Я помотал головой. Она смутилась.
— Стало быть, мы с Наоко живем в одной комнате. То есть, соседки. С ней интересно. Разговариваем на разные темы. Нередко и о тебе.
— Например?
— Кстати, прежде всего тебе нужно объяснить вот что, — совершенно пропустив мимо ушей мой вопрос, сказала Рэйко. — Первым делом ты должен понять: здесь не обычная больница. Проще говоря, здесь не лечат, а опекают. Несомненно, здесь есть врачи, которые ежедневно делают обход. Но он, по сути, сводится к измерению температуры. Никакой «усиленной терапии», как в обычных больницах, здесь нет. Поэтому нет решеток, и ворота распахнуты настежь. Люди приходят сюда по своей воле и так же, по своей воле, уходят. Но принимают сюда только тех, кому желательна такая опека. Кого попало не берут: те, кому требуется специализированное лечение, направляются в заведение по профилю. Пока ясно?
— В целом, да. Кроме одного: в чем заключается «опека»?
Рэйко, выдохнув дым, допила апельсиновый сок.
— Жизнь здесь — и есть опека. Правильный режим, физкультура, отдаленность от внешнего мира, спокойствие, чистый воздух. Мы сами выращиваем овощи и практически живем на самообеспечении. Нет ни телевизора, ни радио. Совсем как в популярных ныне коммунах. Правда, в отличие от коммун, чтобы попасть сюда, приходится немало заплатить.
— Что, так дорого?
— Не очень дорого, но немало. Заведение-то, сам видишь, какое. Просторное, пациентов мало, персонала — достаточно. Я, например, здесь уже давно, наполовину как персонал, поэтому денег с меня не берут. И то ладно… Кофе хочешь?
Я сказал, что хочу. Она затушила сигарету, поднялась, налила из кофейника две чашки и принесла их на стол. Положила сахар, перемешала и, скривившись, выпила.

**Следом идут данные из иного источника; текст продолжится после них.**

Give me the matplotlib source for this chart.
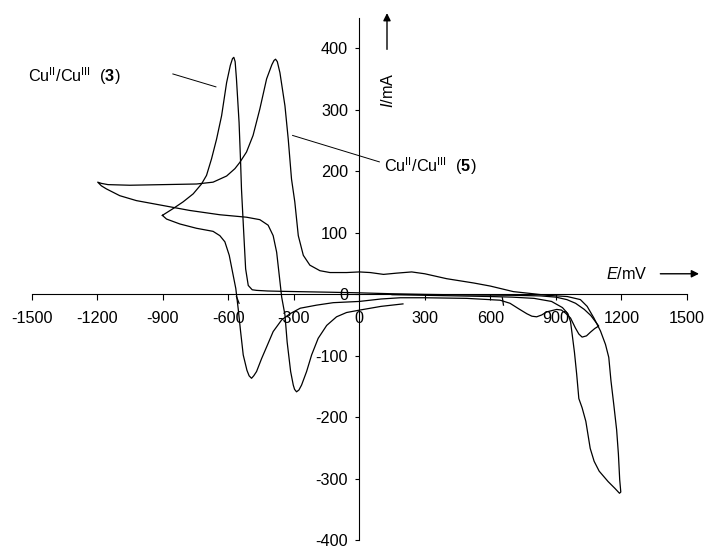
import matplotlib
matplotlib.use("Agg")
import matplotlib.pyplot as plt

plt.rcParams['font.family'] = ['Liberation Sans', 'DejaVu Sans']
plt.rcParams['mathtext.fontset'] = 'custom'
plt.rcParams['mathtext.rm'] = 'Liberation Sans'
plt.rcParams['mathtext.it'] = 'Liberation Sans:italic'
plt.rcParams['mathtext.bf'] = 'Liberation Sans:bold'

# ---- data (E in mV, I in mA) ----
# compound 3: closed loop, vertex at -900 mV and ~1100 mV
e3 = [-901, -852, -806, -760, -722, -699, -676, -653, -630, -607, -590, -580, -574,
      -568, -562, -550, -543, -539, -536, -528, -520, -508, -490, -470, -420, -363,
      -211, -134, 0, 150, 300, 500, 700, 830, 900, 950, 990, 1030, 1060, 1096,
      1078, 1058, 1040, 1020, 1005, 989, 967, 944, 925, 904, 880, 858, 835, 812,
      790, 767, 730, 690, 645, 492, 300, 188, 100, 0, -119, -195, -270, -317,
      -355, -394, -424, -447, -470, -483, -493, -504, -514, -531, -543, -554,
      -565, -580, -595, -615, -638, -669, -745, -821, -882, -901]
i3 = [128, 139, 150, 163, 179, 193, 220, 252, 290, 344, 372, 383, 385,
      378, 350, 279, 214, 171, 150, 95, 41, 14, 7, 6, 5, 4.5,
      3.5, 3, 2, 0.5, -0.5, -1.5, -2, -3, -5, -9, -15, -25, -35, -52,
      -56, -62, -68, -70, -65, -55, -39, -31, -26, -25, -27, -29, -34, -37,
      -36, -32, -24, -15, -10, -7, -6, -6, -8, -12, -14, -18, -23, -32,
      -42, -61, -86, -105, -126, -133, -137, -133, -124, -99, -61, -24,
      9, 36, 63, 85, 95, 102, 107, 114, 122, 128]

# compound 5: starts at +200 mV, vertices at -1200 mV and +1200 mV
e5 = [200, 100, 3, -58, -104, -149, -188, -218, -241, -264, -276, -287, -296, -302,
      -314, -330, -340, -355, -366, -378, -394, -417, -455, -516, -638, -776, -898,
      -1020, -1096, -1157, -1180, -1197,
      -1180, -1150, -1050, -898, -745, -669, -607, -569, -547, -516, -486, -455,
      -424, -400, -390, -383, -375, -363, -340, -325, -310, -295, -279, -256, -226,
      -180, -134, -58, 0, 50, 111, 170, 240, 300, 400, 524, 600, 705, 783, 858,
      952, 1012, 1043, 1074, 1104, 1127, 1142, 1152, 1165, 1178, 1186, 1192, 1197,
      1191, 1170, 1139, 1098, 1075, 1057, 1037, 1020, 1005, 995, 985, 975, 967,
      955, 930, 880, 800, 700, 600, 450, 300, 150]
i5 = [-16, -20, -26, -30, -37, -51, -72, -99, -126, -148, -156, -159, -155, -148,
      -126, -78, -34, -5, 30, 68, 95, 112, 121, 125, 129, 136, 144,
      152, 160, 171, 176, 182,
      180, 178, 177, 178, 179, 182, 192, 204, 214, 231, 258, 301,
      350, 373, 380, 382, 378, 360, 306, 252, 187, 150, 95, 63, 47,
      38, 35, 35, 36, 35, 32, 34, 36, 33, 25, 18, 13, 4, 1, -2,
      -4, -9, -20, -39, -60, -82, -103, -141, -180, -221, -260, -302, -322,
      -324, -316, -305, -288, -272, -251, -207, -185, -170, -130, -95, -67, -45,
      -32, -22, -12, -7, -5, -4, -3, -2, -1]

# small start markers
mark1_e = [-562, -550]
mark1_i = [-4, -15]
mark2_e = [655, 660]
mark2_i = [-6, -18]

xticks = [-1500, -1200, -900, -600, -300, 0, 300, 600, 900, 1200, 1500]
yticks = [-400, -300, -200, -100, 0, 100, 200, 300, 400]

fig = plt.figure(figsize=(7.06, 5.48), dpi=100)
ax = fig.add_axes([31.5 / 706, 8.0 / 548, (687 - 31.5) / 706, (540.0 - 18) / 548])
ax.set_xlim(-1500, 1500)
ax.set_ylim(-400, 449)

lw = 0.9
ax.plot(e3, i3, color='black', lw=lw)
ax.plot(e5, i5, color='black', lw=lw)
ax.plot(mark1_e, mark1_i, color='black', lw=lw)
ax.plot(mark2_e, mark2_i, color='black', lw=lw)

for s in ['top', 'right']:
    ax.spines[s].set_visible(False)
ax.spines['left'].set_position(('data', 0))
ax.spines['bottom'].set_position(('data', 0))
ax.spines['left'].set_linewidth(0.8)
ax.spines['bottom'].set_linewidth(0.8)
ax.set_xticks(xticks)
ax.set_yticks(yticks)
ax.set_xticklabels([str(v) for v in xticks])
ax.set_yticklabels([str(v) for v in yticks])
ax.tick_params(axis='x', direction='out', length=4, width=0.8, pad=8, labelsize=11.7)
ax.tick_params(axis='y', direction='out', length=3, width=0.8, pad=5, labelsize=11.7)
ax.patch.set_visible(False)

fs = 11.7
ax.text(-1518, 354, r'Cu$^{\mathrm{II}}$/Cu$^{\mathrm{III}}$  ($\mathbf{3}$)', fontsize=fs,
        ha='left', va='center', clip_on=False)
ax.plot([-853, -656], [358, 337], color='black', lw=0.7)
ax.text(113, 208, r'Cu$^{\mathrm{II}}$/Cu$^{\mathrm{III}}$  ($\mathbf{5}$)', fontsize=fs,
        ha='left', va='center')
ax.plot([-305, 92], [258, 215], color='black', lw=0.7)

ax.text(131, 331, r'$\mathit{I}$/mA', fontsize=fs, rotation=90, ha='center', va='center')
ax.annotate('', xy=(127, 457), xytext=(127, 398),
            arrowprops=dict(arrowstyle='-|>', color='black', lw=1.0, mutation_scale=11,
                            shrinkA=0, shrinkB=0), annotation_clip=False)
ax.text(1224, 33, r'$\mathit{E}$/mV', fontsize=fs, ha='center', va='center')
ax.annotate('', xy=(1555, 33), xytext=(1378, 33),
            arrowprops=dict(arrowstyle='-|>', color='black', lw=1.0, mutation_scale=11,
                            shrinkA=0, shrinkB=0), annotation_clip=False)

fig.savefig('out.png', dpi=100)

— Этот санаторий — предприятие не прибыльное. Поэтому и расходы относительно невелики. Один человек пожертвовал землю. Раньше вся эта территория была его дачей. Еще лет двадцать назад. Видел старый особняк?
— Видел, — сказал я.
— Тогда других построек не было. Он собрал здесь больных и устроил групповую опеку. Зачем ему это понадобилось? Его сын страдал душевным расстройством, и один врач посоветовал ему попробовать такой метод. Теория сводилась к тому, что если жить в уединении, помогая друг другу, физически работать под контролем врачей, с помощью их советов — можно вылечивать некоторые душевные заболевания. Вот так все и началось. Постепенно расширялись, получили юридический статус, обзавелись полями, пять лет назад построили спортзал.
— И как — лечение оказалось эффективным?
— Да. Конечно, не панацея, некоторым не помогает, но немало людей, кого в других местах считали безнадежными, вышли отсюда здоровыми. Самое ценное здесь — все друг другу помогают. Люди понимают собственную неполноценность и стараются друг друга поддерживать. В других местах все иначе. К сожалению. В других местах врач — это врач, больной — это больной. Пациент ждет от врача спасения, и врач его спасает. Мы же здесь спасаем друг друга. Мы — зеркало друг друга, а врачи — наши товарищи. Они рядом, они приходят нам на помощь, когда считают это необходимым. Однако бывают случаи, когда мы спасаем их. Когда разбираемся в чем-то лучше. Например, я даю одному врачу уроки игры на пианино, а еще один пациент учит медсестру французскому. Среди больных немало талантливых профессионалов. Поэтому здесь все мы равны. И пациенты, и персонал, и даже ты. Пока ты здесь, ты — один из нас. Я помогаю тебе, а ты — мне. — И Рэйко расправила морщины на лице в доброй улыбке. — Ты помогаешь Наоко, а она — тебе.